_Supplied information_
* START *

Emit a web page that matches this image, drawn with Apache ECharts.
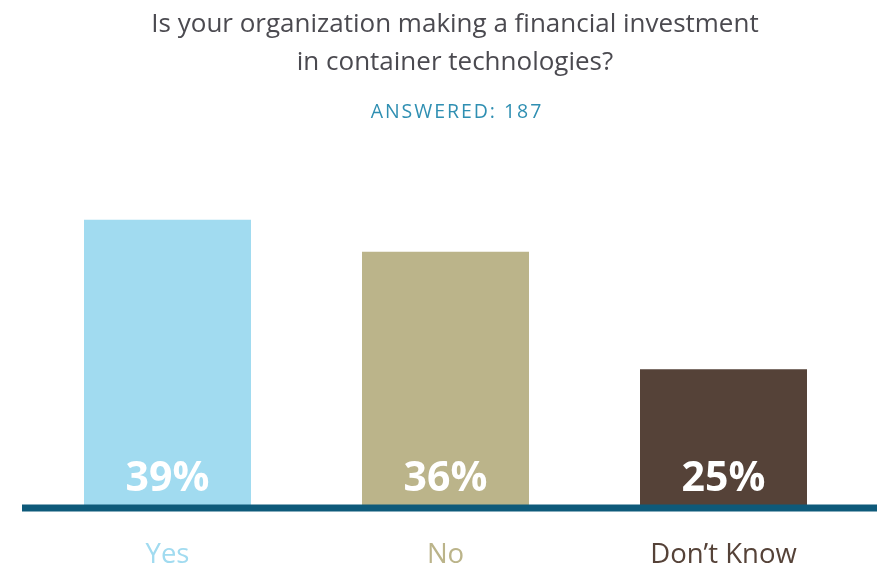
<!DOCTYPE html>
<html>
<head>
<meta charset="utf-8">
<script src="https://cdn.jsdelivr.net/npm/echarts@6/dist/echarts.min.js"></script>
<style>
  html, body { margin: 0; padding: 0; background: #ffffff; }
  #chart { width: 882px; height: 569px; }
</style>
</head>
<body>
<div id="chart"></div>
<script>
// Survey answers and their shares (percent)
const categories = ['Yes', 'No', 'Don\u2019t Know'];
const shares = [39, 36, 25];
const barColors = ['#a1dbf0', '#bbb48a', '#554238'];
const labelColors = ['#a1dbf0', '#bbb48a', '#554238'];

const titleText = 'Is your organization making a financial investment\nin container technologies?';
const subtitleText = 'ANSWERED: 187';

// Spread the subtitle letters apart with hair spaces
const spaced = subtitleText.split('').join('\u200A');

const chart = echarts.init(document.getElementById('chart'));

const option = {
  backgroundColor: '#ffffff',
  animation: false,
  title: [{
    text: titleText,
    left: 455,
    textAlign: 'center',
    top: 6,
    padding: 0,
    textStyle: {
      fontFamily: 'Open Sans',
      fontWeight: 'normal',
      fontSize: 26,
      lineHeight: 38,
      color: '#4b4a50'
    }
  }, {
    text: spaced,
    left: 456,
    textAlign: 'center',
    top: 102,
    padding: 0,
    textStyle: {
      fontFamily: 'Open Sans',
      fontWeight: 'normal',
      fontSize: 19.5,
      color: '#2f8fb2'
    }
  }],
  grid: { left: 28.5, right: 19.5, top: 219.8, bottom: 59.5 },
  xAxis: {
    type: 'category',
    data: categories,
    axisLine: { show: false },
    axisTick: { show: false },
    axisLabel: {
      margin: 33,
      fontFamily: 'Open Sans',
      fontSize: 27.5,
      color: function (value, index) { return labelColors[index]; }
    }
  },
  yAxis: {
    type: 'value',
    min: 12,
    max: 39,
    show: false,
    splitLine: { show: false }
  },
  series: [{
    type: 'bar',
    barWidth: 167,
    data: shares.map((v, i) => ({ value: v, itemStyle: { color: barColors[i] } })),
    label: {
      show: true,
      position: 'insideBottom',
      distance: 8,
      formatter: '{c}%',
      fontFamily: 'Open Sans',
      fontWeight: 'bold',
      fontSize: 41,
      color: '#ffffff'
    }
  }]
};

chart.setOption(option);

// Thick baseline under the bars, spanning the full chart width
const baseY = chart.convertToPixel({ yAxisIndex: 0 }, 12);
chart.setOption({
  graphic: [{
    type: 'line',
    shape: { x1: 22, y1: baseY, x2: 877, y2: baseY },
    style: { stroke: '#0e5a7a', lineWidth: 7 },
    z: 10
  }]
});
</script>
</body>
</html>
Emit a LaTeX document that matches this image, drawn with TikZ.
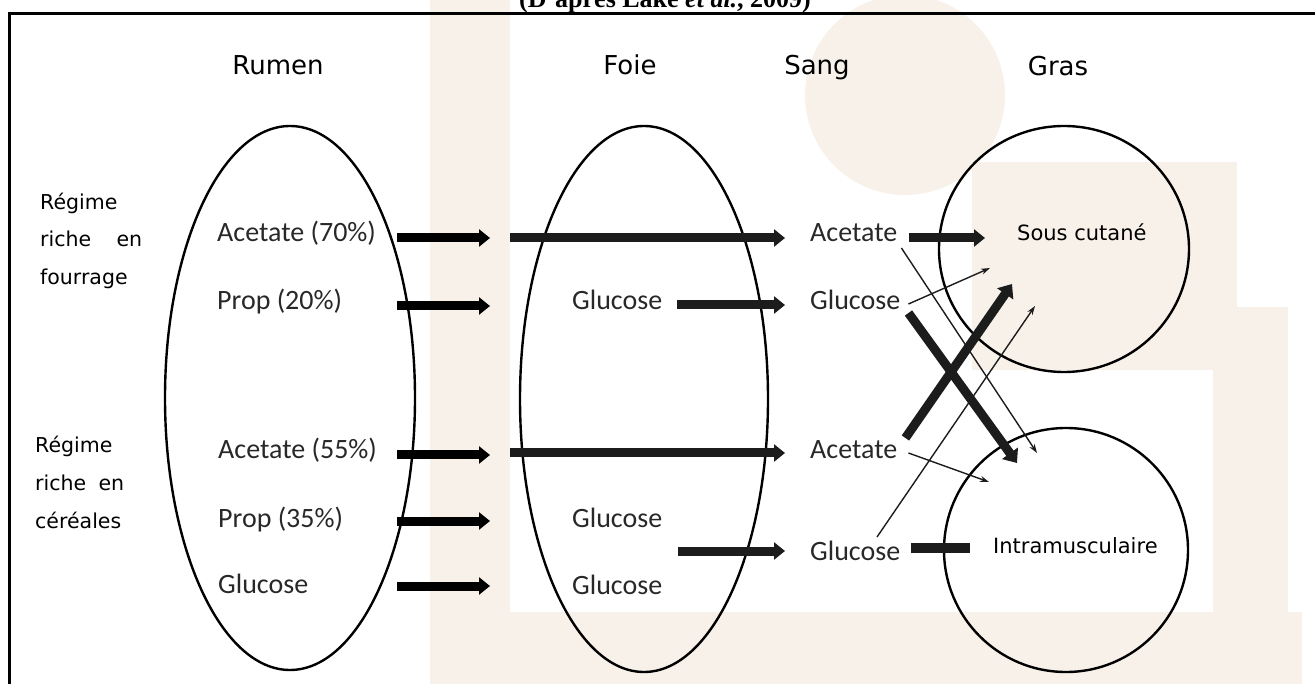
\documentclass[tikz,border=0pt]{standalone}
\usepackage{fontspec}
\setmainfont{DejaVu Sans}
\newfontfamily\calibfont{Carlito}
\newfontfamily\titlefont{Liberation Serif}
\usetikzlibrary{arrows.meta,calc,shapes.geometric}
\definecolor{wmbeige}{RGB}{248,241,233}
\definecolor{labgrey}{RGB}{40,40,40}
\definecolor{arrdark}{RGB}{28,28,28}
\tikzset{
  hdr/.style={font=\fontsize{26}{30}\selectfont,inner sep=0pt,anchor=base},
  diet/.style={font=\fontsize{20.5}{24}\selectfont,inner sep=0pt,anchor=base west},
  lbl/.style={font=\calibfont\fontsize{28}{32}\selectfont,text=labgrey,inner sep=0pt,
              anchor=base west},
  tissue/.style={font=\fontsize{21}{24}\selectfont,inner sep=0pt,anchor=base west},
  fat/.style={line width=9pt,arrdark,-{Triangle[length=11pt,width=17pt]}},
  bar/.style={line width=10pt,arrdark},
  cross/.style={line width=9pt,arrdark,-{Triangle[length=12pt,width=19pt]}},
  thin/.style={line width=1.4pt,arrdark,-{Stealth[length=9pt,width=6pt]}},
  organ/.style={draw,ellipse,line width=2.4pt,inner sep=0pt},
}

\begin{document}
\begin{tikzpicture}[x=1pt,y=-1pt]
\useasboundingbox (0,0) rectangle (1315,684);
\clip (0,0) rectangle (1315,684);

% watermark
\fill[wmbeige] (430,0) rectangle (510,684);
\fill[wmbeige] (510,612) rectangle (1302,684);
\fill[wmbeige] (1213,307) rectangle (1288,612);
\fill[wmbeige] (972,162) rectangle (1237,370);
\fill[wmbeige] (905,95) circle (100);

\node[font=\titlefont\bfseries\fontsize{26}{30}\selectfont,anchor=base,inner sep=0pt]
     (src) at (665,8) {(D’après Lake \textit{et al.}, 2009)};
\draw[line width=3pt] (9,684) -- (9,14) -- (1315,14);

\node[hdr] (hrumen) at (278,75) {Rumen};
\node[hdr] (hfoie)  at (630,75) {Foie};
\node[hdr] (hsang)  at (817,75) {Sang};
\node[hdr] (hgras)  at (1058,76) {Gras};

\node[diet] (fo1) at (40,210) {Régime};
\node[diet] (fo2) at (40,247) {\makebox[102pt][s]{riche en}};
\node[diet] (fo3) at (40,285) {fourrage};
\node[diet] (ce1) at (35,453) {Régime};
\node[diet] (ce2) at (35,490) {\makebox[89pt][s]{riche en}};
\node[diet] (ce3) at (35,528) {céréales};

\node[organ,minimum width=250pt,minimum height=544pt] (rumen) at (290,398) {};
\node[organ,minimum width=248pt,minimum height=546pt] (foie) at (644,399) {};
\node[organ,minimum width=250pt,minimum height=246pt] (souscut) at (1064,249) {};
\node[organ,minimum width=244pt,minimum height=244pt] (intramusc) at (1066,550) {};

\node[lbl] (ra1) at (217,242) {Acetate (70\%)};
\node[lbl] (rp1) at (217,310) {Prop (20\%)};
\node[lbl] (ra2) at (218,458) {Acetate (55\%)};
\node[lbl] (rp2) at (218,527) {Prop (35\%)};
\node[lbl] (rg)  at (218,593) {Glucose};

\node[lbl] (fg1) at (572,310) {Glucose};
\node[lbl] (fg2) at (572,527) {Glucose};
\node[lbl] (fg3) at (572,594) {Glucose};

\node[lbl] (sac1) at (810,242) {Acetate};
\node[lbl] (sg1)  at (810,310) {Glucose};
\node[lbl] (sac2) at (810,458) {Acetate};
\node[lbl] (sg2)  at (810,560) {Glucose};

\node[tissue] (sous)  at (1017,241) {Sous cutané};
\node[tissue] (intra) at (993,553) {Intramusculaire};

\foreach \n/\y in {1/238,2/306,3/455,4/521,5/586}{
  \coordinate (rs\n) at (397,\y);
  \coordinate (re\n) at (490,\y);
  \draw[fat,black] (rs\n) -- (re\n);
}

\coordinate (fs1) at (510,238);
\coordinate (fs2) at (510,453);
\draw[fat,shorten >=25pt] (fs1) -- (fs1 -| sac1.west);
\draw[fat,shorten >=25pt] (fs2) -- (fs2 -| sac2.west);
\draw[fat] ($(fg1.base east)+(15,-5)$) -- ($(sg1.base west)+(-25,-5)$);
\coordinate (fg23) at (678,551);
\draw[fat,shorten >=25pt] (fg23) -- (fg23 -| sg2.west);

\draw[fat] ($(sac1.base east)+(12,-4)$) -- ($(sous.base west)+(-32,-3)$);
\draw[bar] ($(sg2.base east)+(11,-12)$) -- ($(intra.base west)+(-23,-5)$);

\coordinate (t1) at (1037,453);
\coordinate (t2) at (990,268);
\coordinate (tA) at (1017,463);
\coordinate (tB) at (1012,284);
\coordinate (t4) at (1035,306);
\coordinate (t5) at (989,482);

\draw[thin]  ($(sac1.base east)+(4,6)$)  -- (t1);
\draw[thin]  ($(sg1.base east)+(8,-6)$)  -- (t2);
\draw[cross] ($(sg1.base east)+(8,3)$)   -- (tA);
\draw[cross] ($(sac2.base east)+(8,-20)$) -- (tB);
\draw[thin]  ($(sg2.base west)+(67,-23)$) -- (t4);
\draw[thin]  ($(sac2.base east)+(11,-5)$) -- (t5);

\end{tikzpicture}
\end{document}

* END *

_What you are asked to do_
Return the lines exactly as they stand, from the start of the entries through the line holding "const chart = echarts.init(document.getElementById('chart'));"; omit the pictures.

_Reply to the exercise_
Emit a web page that matches this image, drawn with Apache ECharts.
<!DOCTYPE html>
<html>
<head>
<meta charset="utf-8">
<script src="https://cdn.jsdelivr.net/npm/echarts@6/dist/echarts.min.js"></script>
<style>
  html, body { margin: 0; padding: 0; background: #ffffff; }
  #chart { width: 882px; height: 569px; }
</style>
</head>
<body>
<div id="chart"></div>
<script>
// Survey answers and their shares (percent)
const categories = ['Yes', 'No', 'Don\u2019t Know'];
const shares = [39, 36, 25];
const barColors = ['#a1dbf0', '#bbb48a', '#554238'];
const labelColors = ['#a1dbf0', '#bbb48a', '#554238'];

const titleText = 'Is your organization making a financial investment\nin container technologies?';
const subtitleText = 'ANSWERED: 187';

// Spread the subtitle letters apart with hair spaces
const spaced = subtitleText.split('').join('\u200A');

const chart = echarts.init(document.getElementById('chart'));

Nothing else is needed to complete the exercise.